[Material]:
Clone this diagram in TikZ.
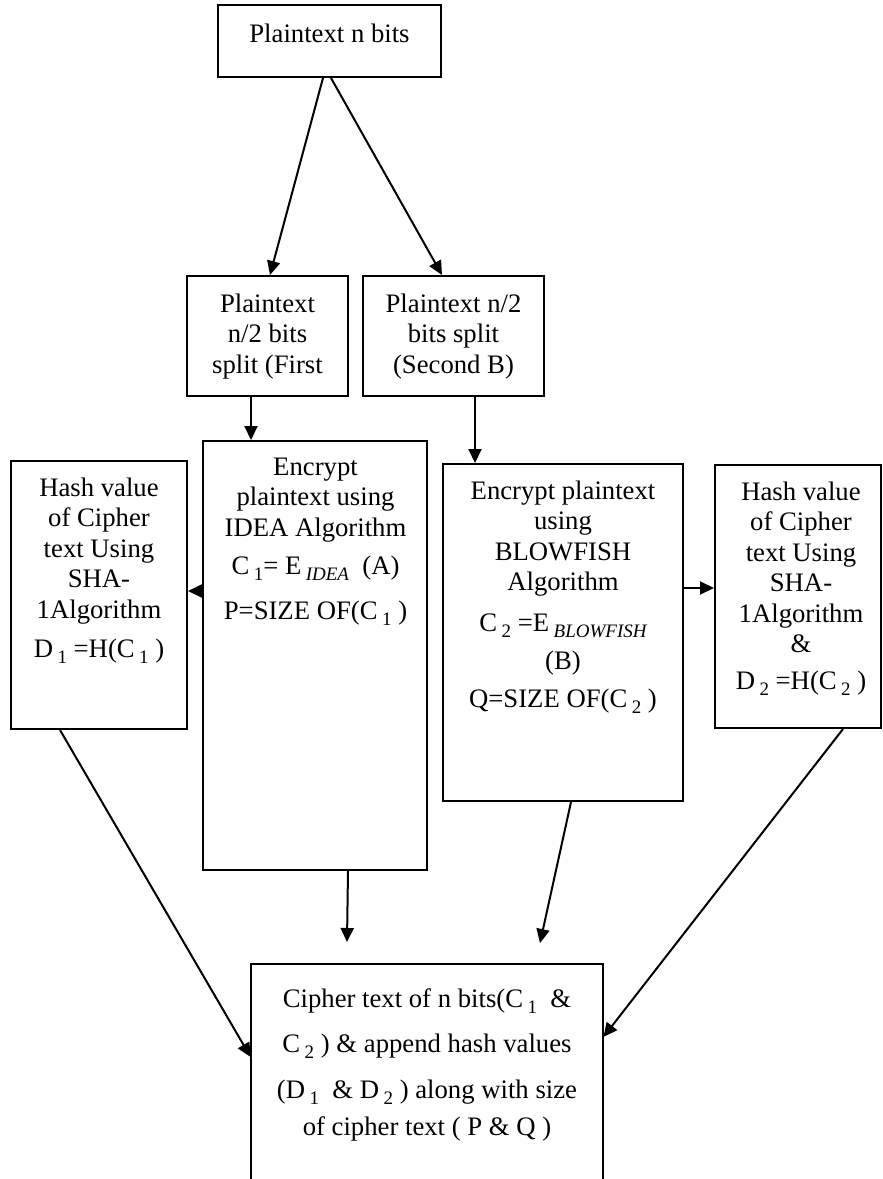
\documentclass[tikz,border=0pt]{standalone}
\usepackage{fontspec}
\setmainfont{Liberation Serif}
\usetikzlibrary{arrows.meta,calc}
\newcommand\sbs[1]{\,\raisebox{-3pt}{\fontsize{9.5pt}{9.5pt}\selectfont #1}}
\newcommand\sbsi[1]{\,\raisebox{-3pt}{\fontsize{9.5pt}{9.5pt}\selectfont\itshape #1}}
\newcommand\fl{\rule{0pt}{9.5pt}}
\tikzset{
  x=0.5pt, y=-0.5pt,
  box/.style={draw, line width=1pt, inner sep=0pt},
  txt/.style={inner sep=0pt, align=center, anchor=north,
    font=\fontsize{13.35pt}{15.25pt}\selectfont},
  arr/.style={line width=1pt, -{Triangle[length=7pt,width=6.5pt]}},
}
\begin{document}
\begin{tikzpicture}
\useasboundingbox (0,0) rectangle (883,1179);
% boxes
\node[box, minimum width=111.5pt, minimum height=36pt] (top) at (329.5,41) {};
\node[box, minimum width=80.5pt, minimum height=60pt] (split1) at (267.5,336) {};
\node[box, minimum width=90.5pt, minimum height=60pt] (split2) at (453.5,336) {};
\node[box, minimum width=88pt, minimum height=134pt] (hash1) at (99,595) {};
\node[box, minimum width=112pt, minimum height=214.5pt] (idea) at (315,655.5) {};
\node[box, minimum width=120pt, minimum height=168.5pt] (blow) at (563,632.5) {};
\node[box, minimum width=83pt, minimum height=131.5pt] (hash2) at (798,596.5) {};
\node[inner sep=0pt, minimum width=176pt, minimum height=107.5pt] (out) at (427,1071.5) {};
\draw[line width=1pt] (out.south west) -- (out.north west) -- (out.north east) -- (out.south east);
% texts (north = first baseline - 19px)
\node[txt, anchor=base] (ttop) at (329.5,42) {Plaintext n bits};
\node[txt] (tsplit1) at (267.5,293) {\fl Plaintext\\n/2 bits\\split (First};
\node[txt] (tsplit2) at (453.5,293) {\fl Plaintext n/2\\bits split\\(Second B)};
\node[txt] (thash1) at (99,477) {\fl Hash value\\of Cipher\\text Using\\SHA-\\1Algorithm\\[4.25pt]D\sbs{1} =H(C\sbs{1} )};
\node[txt] (tidea) at (315.5,456) {\fl Encrypt\\plaintext using\\IDEA Algorithm\\[3.75pt]C\sbs{1}= E\sbsi{IDEA}\ \ (A)\\[7.25pt]P=SIZE OF(C\sbs{1} )};
\node[txt] (tblow) at (563,480) {\fl Encrypt plaintext\\using\\BLOWFISH\\Algorithm\\[5.25pt]C\sbs{2} =E\sbsi{BLOWFISH}\\[3.75pt](B)\\[3.75pt]Q=SIZE OF(C\sbs{2} )};
\node[txt] (thash2) at (801,481) {\fl Hash value\\of Cipher\\text Using\\SHA-\\1Algorithm\\\&\\[3.25pt]D\sbs{2} =H(C\sbs{2} )};
\node[txt] (tout) at (427,988) {\fl Cipher text of n bits(C\sbs{1} \ \&\\[7.25pt]C\sbs{2} ) \& append hash values\\[7.75pt](D\sbs{1} \ \& D\sbs{2} ) along with size\\[3.25pt]of cipher text ( P \& Q )};
% free ends
\coordinate (e1) at (347,942);
\coordinate (e2) at (540,943);
% connectors
\draw[arr] ([xshift=-3.25pt]top.south) -- ([xshift=1.25pt]split1.north);
\draw[arr] ([xshift=0.75pt]top.south) -- ([xshift=-5.75pt]split2.north);
\draw[arr] ([xshift=-8.25pt]split1.south) -- ([xshift=-32pt]idea.north);
\draw[arr] ([xshift=10.75pt]split2.south) -- ([xshift=-44pt]blow.north);
\draw[arr] ([yshift=32.25pt]idea.west) -- ([yshift=2pt]hash1.east);
\draw[arr] ([yshift=22.25pt]blow.east) -- ([yshift=4.25pt]hash2.east -| hash2.west);
\draw[arr] ([xshift=16.5pt]idea.south) -- (e1);
\draw[arr] ([xshift=4pt]blow.south) -- (e2);
\draw[arr] ([xshift=-19.5pt]hash1.south) -- ([yshift=7.25pt]out.west);
\draw[arr] ([xshift=22.5pt]hash2.south) -- ([yshift=17.25pt]out.east);
\end{tikzpicture}
\end{document}
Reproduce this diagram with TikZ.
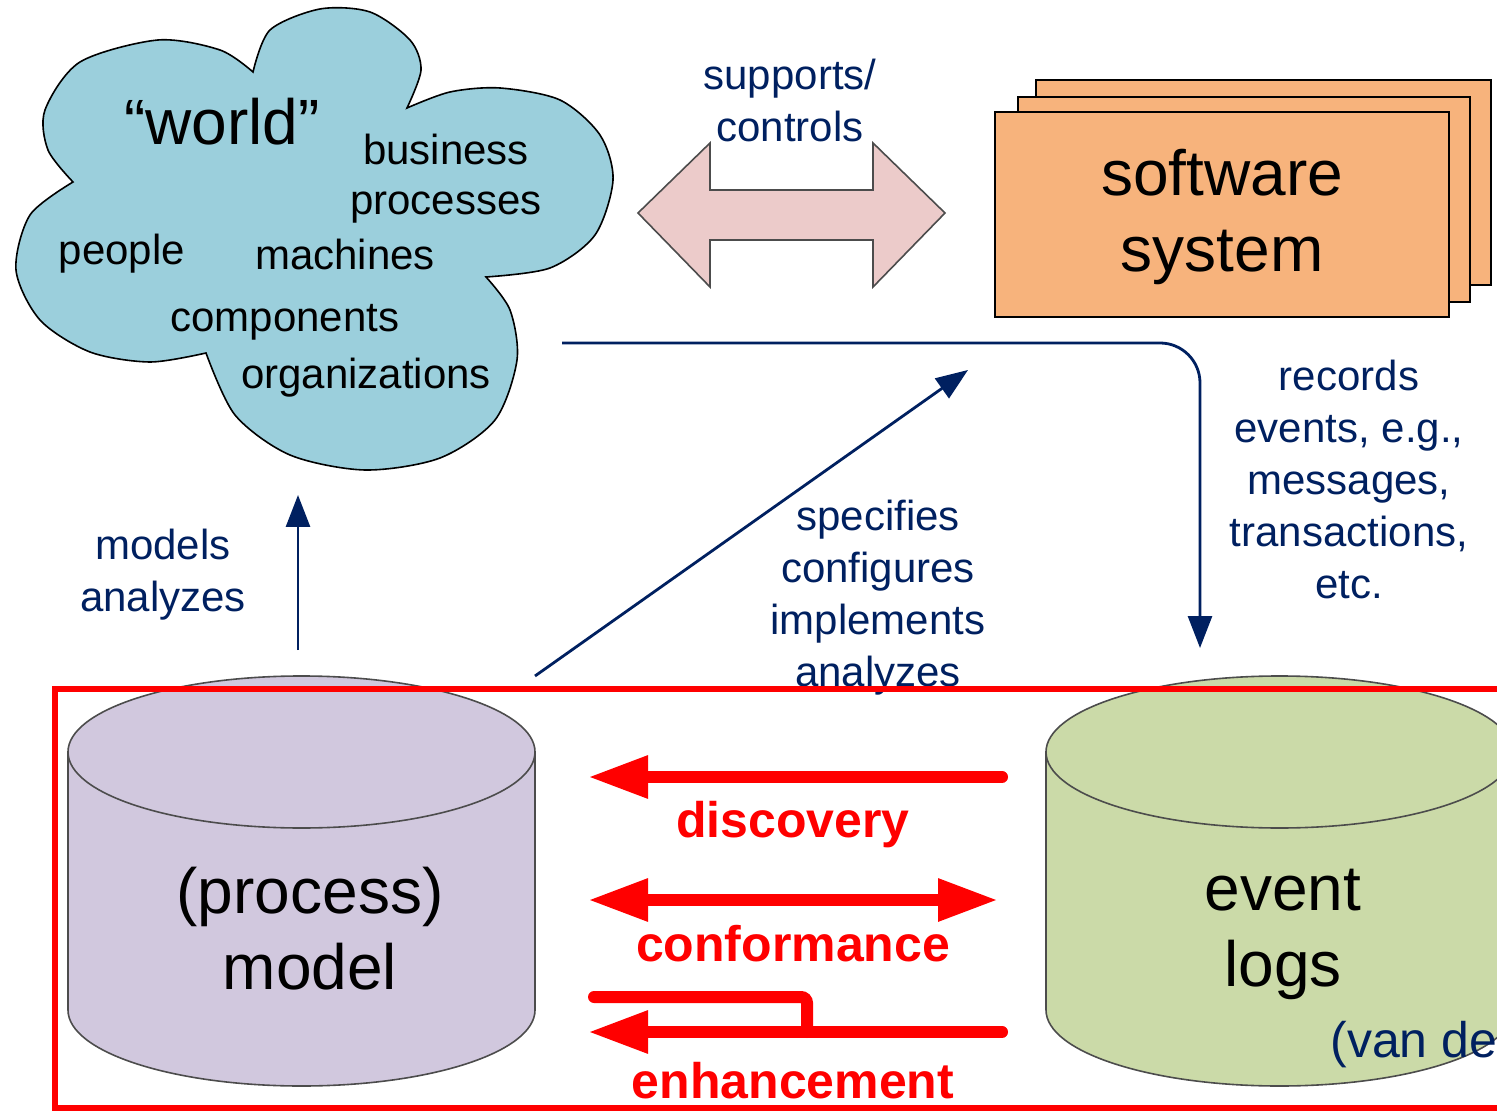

[Aim]: Every record above should come back exactly, but without its pictures.

[Solution below]:
Clone this diagram in TikZ.
\documentclass[tikz,border=0pt]{standalone}
\usepackage{fontspec}
\setmainfont{Liberation Serif}
\usetikzlibrary{arrows.meta,calc}
\newcommand\sbs[1]{\,\raisebox{-3pt}{\fontsize{9.5pt}{9.5pt}\selectfont #1}}
\newcommand\sbsi[1]{\,\raisebox{-3pt}{\fontsize{9.5pt}{9.5pt}\selectfont\itshape #1}}
\newcommand\fl{\rule{0pt}{9.5pt}}
\tikzset{
  x=0.5pt, y=-0.5pt,
  box/.style={draw, line width=1pt, inner sep=0pt},
  txt/.style={inner sep=0pt, align=center, anchor=north,
    font=\fontsize{13.35pt}{15.25pt}\selectfont},
  arr/.style={line width=1pt, -{Triangle[length=7pt,width=6.5pt]}},
}
\begin{document}
\begin{tikzpicture}
\useasboundingbox (0,0) rectangle (883,1179);
% boxes
\node[box, minimum width=111.5pt, minimum height=36pt] (top) at (329.5,41) {};
\node[box, minimum width=80.5pt, minimum height=60pt] (split1) at (267.5,336) {};
\node[box, minimum width=90.5pt, minimum height=60pt] (split2) at (453.5,336) {};
\node[box, minimum width=88pt, minimum height=134pt] (hash1) at (99,595) {};
\node[box, minimum width=112pt, minimum height=214.5pt] (idea) at (315,655.5) {};
\node[box, minimum width=120pt, minimum height=168.5pt] (blow) at (563,632.5) {};
\node[box, minimum width=83pt, minimum height=131.5pt] (hash2) at (798,596.5) {};
\node[inner sep=0pt, minimum width=176pt, minimum height=107.5pt] (out) at (427,1071.5) {};
\draw[line width=1pt] (out.south west) -- (out.north west) -- (out.north east) -- (out.south east);
% texts (north = first baseline - 19px)
\node[txt, anchor=base] (ttop) at (329.5,42) {Plaintext n bits};
\node[txt] (tsplit1) at (267.5,293) {\fl Plaintext\\n/2 bits\\split (First};
\node[txt] (tsplit2) at (453.5,293) {\fl Plaintext n/2\\bits split\\(Second B)};
\node[txt] (thash1) at (99,477) {\fl Hash value\\of Cipher\\text Using\\SHA-\\1Algorithm\\[4.25pt]D\sbs{1} =H(C\sbs{1} )};
\node[txt] (tidea) at (315.5,456) {\fl Encrypt\\plaintext using\\IDEA Algorithm\\[3.75pt]C\sbs{1}= E\sbsi{IDEA}\ \ (A)\\[7.25pt]P=SIZE OF(C\sbs{1} )};
\node[txt] (tblow) at (563,480) {\fl Encrypt plaintext\\using\\BLOWFISH\\Algorithm\\[5.25pt]C\sbs{2} =E\sbsi{BLOWFISH}\\[3.75pt](B)\\[3.75pt]Q=SIZE OF(C\sbs{2} )};
\node[txt] (thash2) at (801,481) {\fl Hash value\\of Cipher\\text Using\\SHA-\\1Algorithm\\\&\\[3.25pt]D\sbs{2} =H(C\sbs{2} )};
\node[txt] (tout) at (427,988) {\fl Cipher text of n bits(C\sbs{1} \ \&\\[7.25pt]C\sbs{2} ) \& append hash values\\[7.75pt](D\sbs{1} \ \& D\sbs{2} ) along with size\\[3.25pt]of cipher text ( P \& Q )};
% free ends
\coordinate (e1) at (347,942);
\coordinate (e2) at (540,943);
% connectors
\draw[arr] ([xshift=-3.25pt]top.south) -- ([xshift=1.25pt]split1.north);
\draw[arr] ([xshift=0.75pt]top.south) -- ([xshift=-5.75pt]split2.north);
\draw[arr] ([xshift=-8.25pt]split1.south) -- ([xshift=-32pt]idea.north);
\draw[arr] ([xshift=10.75pt]split2.south) -- ([xshift=-44pt]blow.north);
\draw[arr] ([yshift=32.25pt]idea.west) -- ([yshift=2pt]hash1.east);
\draw[arr] ([yshift=22.25pt]blow.east) -- ([yshift=4.25pt]hash2.east -| hash2.west);
\draw[arr] ([xshift=16.5pt]idea.south) -- (e1);
\draw[arr] ([xshift=4pt]blow.south) -- (e2);
\draw[arr] ([xshift=-19.5pt]hash1.south) -- ([yshift=7.25pt]out.west);
\draw[arr] ([xshift=22.5pt]hash2.south) -- ([yshift=17.25pt]out.east);
\end{tikzpicture}
\end{document}
Reproduce this diagram with TikZ.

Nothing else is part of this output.